Source records

--- START ---

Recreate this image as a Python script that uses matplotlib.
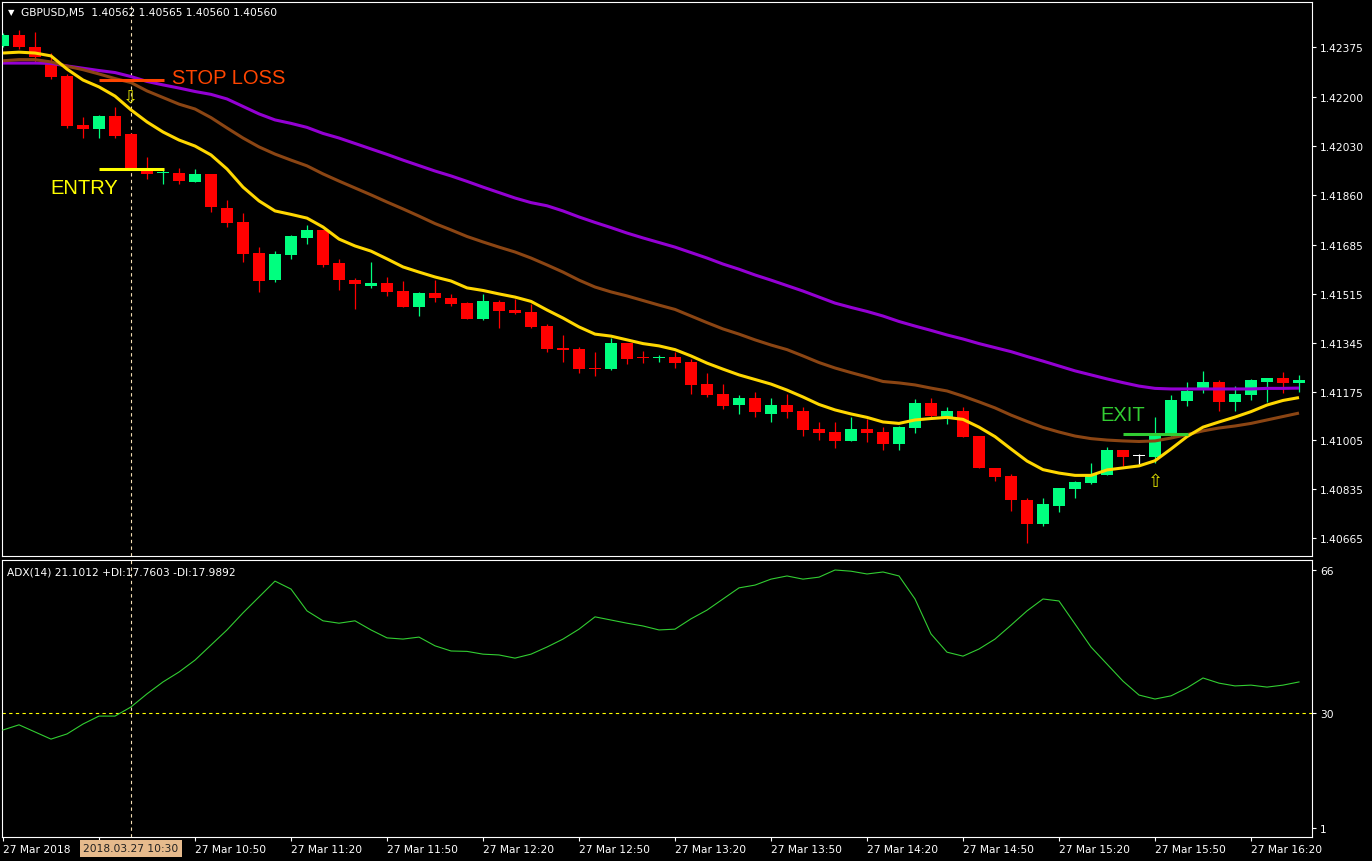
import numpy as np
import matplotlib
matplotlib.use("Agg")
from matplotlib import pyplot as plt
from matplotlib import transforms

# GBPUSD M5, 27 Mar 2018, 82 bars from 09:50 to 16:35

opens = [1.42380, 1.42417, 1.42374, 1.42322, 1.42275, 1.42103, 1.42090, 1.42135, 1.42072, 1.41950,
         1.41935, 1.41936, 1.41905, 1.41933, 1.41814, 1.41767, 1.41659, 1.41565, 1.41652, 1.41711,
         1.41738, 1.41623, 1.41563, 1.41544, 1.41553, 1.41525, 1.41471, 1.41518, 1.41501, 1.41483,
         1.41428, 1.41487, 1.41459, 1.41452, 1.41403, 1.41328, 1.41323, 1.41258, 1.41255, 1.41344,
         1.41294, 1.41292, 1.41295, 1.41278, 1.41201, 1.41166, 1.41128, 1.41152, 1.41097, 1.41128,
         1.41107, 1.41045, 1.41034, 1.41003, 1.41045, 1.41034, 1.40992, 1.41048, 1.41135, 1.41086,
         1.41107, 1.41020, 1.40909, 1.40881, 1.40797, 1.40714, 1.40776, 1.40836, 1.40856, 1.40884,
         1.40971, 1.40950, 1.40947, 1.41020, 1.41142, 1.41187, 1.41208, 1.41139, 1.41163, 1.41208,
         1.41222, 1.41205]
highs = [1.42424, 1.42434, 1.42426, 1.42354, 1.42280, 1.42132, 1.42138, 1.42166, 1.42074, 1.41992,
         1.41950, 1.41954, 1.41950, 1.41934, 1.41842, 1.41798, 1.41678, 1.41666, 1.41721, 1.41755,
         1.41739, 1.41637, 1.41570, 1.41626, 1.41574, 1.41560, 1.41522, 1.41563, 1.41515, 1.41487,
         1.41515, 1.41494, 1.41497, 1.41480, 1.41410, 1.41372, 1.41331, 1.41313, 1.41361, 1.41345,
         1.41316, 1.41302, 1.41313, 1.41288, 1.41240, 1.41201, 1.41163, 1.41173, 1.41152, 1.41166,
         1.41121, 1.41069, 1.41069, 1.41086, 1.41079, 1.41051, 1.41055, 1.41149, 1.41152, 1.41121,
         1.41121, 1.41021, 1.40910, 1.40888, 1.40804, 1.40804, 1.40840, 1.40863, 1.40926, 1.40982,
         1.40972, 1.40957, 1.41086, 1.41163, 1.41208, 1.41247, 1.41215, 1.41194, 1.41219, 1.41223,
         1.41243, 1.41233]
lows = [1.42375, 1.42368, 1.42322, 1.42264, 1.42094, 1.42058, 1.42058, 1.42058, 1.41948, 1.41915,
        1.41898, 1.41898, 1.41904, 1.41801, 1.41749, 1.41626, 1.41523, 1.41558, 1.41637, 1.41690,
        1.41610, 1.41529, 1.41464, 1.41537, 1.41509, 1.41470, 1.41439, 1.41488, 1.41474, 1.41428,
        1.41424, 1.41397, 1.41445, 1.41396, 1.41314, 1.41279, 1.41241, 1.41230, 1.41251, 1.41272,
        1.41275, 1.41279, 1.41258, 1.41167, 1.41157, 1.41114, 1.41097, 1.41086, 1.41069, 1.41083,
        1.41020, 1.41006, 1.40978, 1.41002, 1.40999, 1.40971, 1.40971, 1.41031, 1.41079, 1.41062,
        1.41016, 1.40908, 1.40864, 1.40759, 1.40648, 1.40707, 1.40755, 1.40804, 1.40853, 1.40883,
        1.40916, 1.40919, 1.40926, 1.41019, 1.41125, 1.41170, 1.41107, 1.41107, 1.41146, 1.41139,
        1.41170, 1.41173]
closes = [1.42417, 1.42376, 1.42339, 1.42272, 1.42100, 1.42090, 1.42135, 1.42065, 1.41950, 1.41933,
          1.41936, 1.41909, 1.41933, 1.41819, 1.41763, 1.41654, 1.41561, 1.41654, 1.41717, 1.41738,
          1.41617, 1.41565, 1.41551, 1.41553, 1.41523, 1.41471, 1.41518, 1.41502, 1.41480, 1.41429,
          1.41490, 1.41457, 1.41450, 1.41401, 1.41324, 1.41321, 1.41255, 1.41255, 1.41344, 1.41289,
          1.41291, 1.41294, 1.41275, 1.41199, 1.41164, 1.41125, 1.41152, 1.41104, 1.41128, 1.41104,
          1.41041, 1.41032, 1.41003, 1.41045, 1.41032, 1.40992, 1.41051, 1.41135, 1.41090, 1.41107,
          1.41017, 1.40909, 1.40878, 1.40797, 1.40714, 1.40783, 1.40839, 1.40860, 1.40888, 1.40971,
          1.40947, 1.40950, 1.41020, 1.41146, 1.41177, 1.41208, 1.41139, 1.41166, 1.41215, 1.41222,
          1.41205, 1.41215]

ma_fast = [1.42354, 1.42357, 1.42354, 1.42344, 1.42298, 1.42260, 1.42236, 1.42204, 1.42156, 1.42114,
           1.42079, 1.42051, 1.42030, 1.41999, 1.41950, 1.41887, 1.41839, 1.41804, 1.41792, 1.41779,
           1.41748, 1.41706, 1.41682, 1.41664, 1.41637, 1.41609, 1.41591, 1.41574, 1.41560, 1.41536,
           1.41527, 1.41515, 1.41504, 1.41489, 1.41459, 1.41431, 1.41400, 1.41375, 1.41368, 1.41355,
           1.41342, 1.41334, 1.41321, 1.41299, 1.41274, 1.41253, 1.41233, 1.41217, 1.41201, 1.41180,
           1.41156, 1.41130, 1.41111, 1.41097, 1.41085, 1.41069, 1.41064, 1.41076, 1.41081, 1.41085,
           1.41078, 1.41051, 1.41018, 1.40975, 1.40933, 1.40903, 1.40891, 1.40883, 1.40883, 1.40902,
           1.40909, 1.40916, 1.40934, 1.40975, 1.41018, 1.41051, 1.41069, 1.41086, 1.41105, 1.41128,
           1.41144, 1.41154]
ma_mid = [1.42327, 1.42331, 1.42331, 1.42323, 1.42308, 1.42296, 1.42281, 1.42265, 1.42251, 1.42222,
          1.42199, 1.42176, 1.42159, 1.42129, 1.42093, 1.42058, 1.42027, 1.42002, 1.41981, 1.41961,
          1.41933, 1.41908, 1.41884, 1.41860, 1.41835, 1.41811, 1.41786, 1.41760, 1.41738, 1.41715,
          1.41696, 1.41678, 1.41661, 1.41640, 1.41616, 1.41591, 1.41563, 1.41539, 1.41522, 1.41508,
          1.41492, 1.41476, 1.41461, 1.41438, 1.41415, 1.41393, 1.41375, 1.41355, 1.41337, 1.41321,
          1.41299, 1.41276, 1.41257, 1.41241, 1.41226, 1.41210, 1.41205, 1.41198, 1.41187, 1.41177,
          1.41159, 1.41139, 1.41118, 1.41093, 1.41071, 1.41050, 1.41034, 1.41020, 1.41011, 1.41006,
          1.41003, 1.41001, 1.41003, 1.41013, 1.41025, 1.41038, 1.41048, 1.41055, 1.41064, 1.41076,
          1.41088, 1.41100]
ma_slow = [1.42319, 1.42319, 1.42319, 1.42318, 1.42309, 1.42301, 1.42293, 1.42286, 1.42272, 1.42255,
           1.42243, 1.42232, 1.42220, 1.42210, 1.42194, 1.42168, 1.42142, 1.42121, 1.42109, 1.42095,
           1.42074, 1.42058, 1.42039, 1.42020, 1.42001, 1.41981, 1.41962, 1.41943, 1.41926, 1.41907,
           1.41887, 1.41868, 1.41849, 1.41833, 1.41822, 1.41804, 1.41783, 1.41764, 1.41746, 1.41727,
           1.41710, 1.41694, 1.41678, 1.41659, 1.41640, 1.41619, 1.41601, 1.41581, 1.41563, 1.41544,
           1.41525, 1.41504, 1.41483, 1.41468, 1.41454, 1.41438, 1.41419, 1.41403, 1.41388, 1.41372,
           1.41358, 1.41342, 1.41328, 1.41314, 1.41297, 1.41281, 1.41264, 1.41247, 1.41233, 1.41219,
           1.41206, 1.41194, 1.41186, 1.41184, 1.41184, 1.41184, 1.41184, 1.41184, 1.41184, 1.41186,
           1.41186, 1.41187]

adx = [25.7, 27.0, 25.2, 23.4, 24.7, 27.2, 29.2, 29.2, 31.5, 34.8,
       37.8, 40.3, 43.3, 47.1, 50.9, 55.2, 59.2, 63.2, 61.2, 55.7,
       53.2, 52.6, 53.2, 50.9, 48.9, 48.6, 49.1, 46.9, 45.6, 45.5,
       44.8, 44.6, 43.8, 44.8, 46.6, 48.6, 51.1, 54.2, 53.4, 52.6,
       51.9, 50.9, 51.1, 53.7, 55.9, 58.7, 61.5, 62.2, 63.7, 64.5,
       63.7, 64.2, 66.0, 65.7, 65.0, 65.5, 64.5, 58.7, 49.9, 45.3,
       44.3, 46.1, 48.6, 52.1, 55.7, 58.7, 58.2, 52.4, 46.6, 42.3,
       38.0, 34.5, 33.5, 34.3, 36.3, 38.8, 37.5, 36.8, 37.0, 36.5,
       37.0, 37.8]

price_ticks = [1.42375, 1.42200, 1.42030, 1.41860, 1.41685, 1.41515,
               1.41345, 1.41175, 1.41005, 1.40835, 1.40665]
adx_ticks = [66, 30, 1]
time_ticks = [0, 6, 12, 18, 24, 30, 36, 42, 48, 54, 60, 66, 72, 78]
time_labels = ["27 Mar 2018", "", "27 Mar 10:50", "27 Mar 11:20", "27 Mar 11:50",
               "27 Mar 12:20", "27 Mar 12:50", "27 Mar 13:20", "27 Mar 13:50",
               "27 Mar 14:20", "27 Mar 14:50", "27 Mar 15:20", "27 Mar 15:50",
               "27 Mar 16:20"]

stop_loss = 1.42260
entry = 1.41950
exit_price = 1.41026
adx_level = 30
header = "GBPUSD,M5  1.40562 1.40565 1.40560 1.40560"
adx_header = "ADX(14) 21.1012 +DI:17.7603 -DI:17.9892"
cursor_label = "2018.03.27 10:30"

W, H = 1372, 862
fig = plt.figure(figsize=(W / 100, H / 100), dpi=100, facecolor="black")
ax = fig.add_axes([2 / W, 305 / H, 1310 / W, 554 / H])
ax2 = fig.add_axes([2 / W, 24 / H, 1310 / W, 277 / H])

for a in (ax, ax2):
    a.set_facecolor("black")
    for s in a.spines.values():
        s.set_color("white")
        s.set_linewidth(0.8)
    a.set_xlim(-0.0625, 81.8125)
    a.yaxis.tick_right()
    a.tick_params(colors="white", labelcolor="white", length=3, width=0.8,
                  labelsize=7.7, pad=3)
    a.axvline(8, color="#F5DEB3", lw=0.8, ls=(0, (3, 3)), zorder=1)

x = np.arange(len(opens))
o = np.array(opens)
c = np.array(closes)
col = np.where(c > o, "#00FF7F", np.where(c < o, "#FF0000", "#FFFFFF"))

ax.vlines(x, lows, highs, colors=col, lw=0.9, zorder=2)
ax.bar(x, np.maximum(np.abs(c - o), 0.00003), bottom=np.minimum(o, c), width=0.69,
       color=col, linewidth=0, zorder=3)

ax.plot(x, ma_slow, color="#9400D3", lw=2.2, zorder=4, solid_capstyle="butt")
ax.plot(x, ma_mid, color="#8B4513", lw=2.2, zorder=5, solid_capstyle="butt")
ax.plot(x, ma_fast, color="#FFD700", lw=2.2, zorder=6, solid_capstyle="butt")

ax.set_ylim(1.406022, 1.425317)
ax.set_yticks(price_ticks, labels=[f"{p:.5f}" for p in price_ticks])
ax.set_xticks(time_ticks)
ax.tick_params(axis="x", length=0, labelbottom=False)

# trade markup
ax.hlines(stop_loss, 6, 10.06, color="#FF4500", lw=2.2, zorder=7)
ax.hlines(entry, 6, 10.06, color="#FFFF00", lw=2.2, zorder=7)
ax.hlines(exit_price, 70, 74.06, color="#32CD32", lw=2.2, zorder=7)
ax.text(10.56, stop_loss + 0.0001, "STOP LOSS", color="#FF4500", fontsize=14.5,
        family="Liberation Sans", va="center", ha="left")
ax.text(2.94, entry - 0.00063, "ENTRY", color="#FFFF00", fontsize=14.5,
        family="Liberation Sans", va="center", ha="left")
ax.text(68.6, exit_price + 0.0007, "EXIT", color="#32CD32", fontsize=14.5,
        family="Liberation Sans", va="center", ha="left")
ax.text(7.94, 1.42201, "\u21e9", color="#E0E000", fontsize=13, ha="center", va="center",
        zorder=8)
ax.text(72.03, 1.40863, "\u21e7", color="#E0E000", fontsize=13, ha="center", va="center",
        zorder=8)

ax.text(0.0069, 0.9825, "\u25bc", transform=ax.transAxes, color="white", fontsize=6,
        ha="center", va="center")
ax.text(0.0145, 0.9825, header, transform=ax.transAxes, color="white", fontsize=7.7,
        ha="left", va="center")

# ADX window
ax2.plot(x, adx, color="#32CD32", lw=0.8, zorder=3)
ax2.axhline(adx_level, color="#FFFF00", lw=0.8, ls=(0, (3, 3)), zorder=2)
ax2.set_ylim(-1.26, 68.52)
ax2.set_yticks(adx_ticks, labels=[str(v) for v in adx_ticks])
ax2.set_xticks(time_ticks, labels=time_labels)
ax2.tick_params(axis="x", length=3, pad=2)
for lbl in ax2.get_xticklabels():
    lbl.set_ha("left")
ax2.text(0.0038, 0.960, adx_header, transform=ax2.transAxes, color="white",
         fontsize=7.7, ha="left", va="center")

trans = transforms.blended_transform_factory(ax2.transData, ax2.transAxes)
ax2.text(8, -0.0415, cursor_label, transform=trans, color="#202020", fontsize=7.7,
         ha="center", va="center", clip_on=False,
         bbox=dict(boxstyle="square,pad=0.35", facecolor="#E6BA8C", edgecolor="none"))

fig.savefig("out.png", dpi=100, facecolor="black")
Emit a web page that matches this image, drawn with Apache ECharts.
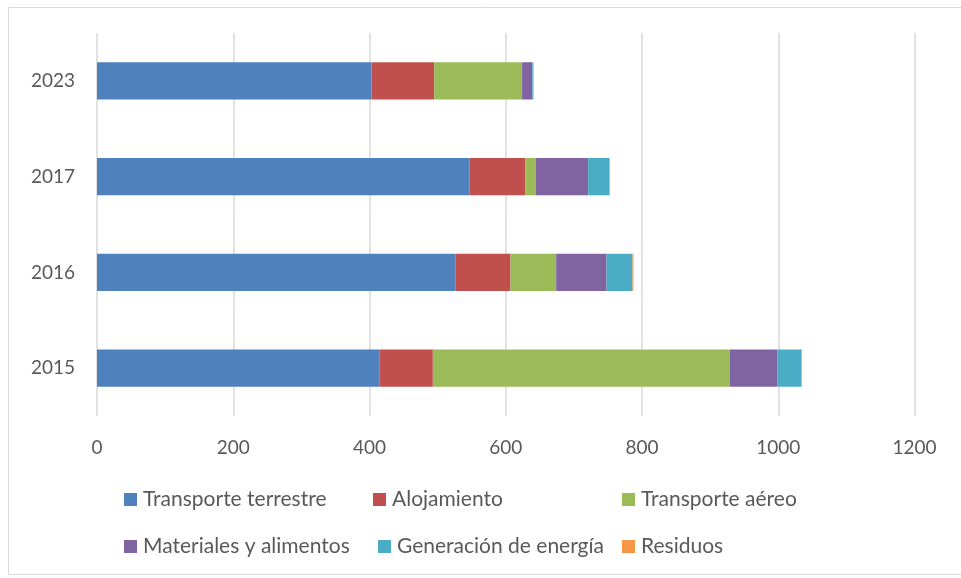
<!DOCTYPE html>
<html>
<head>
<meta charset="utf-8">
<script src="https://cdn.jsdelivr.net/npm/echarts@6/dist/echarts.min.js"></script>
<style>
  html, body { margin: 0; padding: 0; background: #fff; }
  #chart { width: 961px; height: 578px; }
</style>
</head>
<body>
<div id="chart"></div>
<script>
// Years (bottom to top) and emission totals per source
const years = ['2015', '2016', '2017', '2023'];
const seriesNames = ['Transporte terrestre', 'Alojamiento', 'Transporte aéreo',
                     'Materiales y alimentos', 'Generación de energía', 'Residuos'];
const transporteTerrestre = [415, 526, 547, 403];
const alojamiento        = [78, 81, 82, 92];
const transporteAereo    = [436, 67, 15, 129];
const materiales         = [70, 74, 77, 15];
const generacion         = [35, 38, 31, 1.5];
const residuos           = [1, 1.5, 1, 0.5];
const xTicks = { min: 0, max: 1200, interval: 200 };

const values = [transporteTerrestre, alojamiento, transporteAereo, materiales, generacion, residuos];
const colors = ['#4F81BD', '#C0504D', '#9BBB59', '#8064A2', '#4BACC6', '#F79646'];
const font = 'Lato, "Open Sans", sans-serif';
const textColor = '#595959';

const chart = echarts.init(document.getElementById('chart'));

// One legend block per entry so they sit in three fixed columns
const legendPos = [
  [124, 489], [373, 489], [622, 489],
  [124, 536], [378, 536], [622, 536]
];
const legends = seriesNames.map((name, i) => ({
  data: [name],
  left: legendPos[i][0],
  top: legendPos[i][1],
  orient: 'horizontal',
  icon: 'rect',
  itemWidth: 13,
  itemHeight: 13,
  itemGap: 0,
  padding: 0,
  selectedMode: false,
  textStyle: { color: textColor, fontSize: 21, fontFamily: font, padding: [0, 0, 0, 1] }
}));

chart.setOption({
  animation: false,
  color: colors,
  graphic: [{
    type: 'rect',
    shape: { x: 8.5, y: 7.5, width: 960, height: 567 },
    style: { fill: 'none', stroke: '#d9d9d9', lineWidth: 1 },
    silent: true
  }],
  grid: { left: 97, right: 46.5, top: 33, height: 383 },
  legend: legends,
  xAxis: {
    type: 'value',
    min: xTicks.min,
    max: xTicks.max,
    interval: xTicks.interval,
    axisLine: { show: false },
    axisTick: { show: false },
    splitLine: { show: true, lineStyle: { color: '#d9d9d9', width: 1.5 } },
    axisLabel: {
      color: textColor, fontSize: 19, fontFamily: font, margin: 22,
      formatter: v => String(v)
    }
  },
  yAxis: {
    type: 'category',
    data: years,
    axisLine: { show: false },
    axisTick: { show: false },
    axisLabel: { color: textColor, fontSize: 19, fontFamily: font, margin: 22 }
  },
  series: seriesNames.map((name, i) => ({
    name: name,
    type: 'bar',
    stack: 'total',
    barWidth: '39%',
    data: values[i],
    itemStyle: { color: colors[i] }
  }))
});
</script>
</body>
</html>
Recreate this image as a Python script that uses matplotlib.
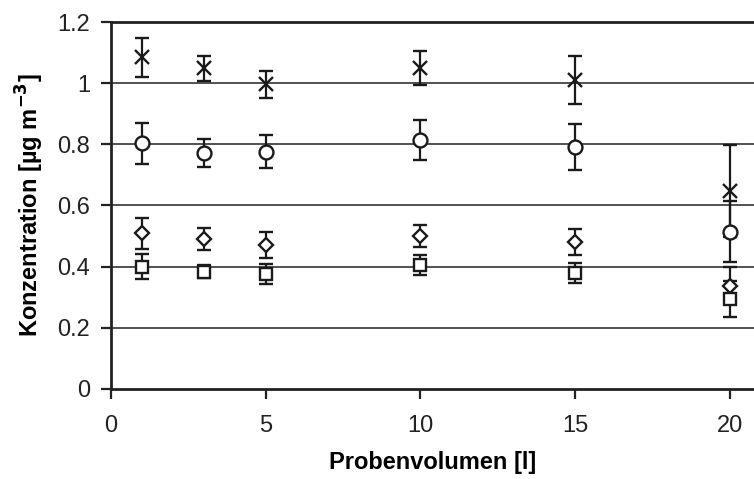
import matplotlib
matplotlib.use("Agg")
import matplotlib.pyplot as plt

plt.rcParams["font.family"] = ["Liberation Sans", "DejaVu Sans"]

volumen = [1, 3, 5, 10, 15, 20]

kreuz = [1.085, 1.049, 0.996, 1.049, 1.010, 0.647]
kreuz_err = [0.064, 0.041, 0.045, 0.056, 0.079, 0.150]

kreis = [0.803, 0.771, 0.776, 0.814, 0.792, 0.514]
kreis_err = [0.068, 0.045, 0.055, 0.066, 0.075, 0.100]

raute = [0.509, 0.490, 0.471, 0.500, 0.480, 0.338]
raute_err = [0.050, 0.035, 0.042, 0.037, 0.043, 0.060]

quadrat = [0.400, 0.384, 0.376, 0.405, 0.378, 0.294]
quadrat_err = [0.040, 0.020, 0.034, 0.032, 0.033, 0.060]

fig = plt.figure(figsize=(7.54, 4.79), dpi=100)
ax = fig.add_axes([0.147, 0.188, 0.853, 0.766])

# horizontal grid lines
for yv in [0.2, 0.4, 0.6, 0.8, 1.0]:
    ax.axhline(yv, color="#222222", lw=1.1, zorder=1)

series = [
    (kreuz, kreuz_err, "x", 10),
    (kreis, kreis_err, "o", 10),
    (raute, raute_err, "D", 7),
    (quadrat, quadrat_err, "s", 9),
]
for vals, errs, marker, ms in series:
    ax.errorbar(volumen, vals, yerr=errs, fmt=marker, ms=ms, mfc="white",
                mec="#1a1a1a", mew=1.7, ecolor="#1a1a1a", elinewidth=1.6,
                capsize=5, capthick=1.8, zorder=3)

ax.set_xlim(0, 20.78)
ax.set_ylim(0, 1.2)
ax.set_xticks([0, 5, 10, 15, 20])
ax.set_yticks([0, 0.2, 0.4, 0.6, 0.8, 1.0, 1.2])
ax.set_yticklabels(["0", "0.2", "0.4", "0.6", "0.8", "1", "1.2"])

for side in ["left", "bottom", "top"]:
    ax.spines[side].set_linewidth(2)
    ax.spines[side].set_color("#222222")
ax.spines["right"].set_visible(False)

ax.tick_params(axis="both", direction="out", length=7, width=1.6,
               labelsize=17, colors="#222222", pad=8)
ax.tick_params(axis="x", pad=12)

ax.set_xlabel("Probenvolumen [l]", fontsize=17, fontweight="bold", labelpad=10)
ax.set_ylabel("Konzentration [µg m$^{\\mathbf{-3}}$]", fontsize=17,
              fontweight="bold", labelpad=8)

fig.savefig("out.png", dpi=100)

--- END ---

Leave out the pictures. Transcribe only the lines above, from the first through the one that contains "# GBPUSD M5, 27".

> _WORKED SOLUTION_:
Recreate this image as a Python script that uses matplotlib.
import numpy as np
import matplotlib
matplotlib.use("Agg")
from matplotlib import pyplot as plt
from matplotlib import transforms

# GBPUSD M5, 27 Mar 2018, 82 bars from 09:50 to 16:35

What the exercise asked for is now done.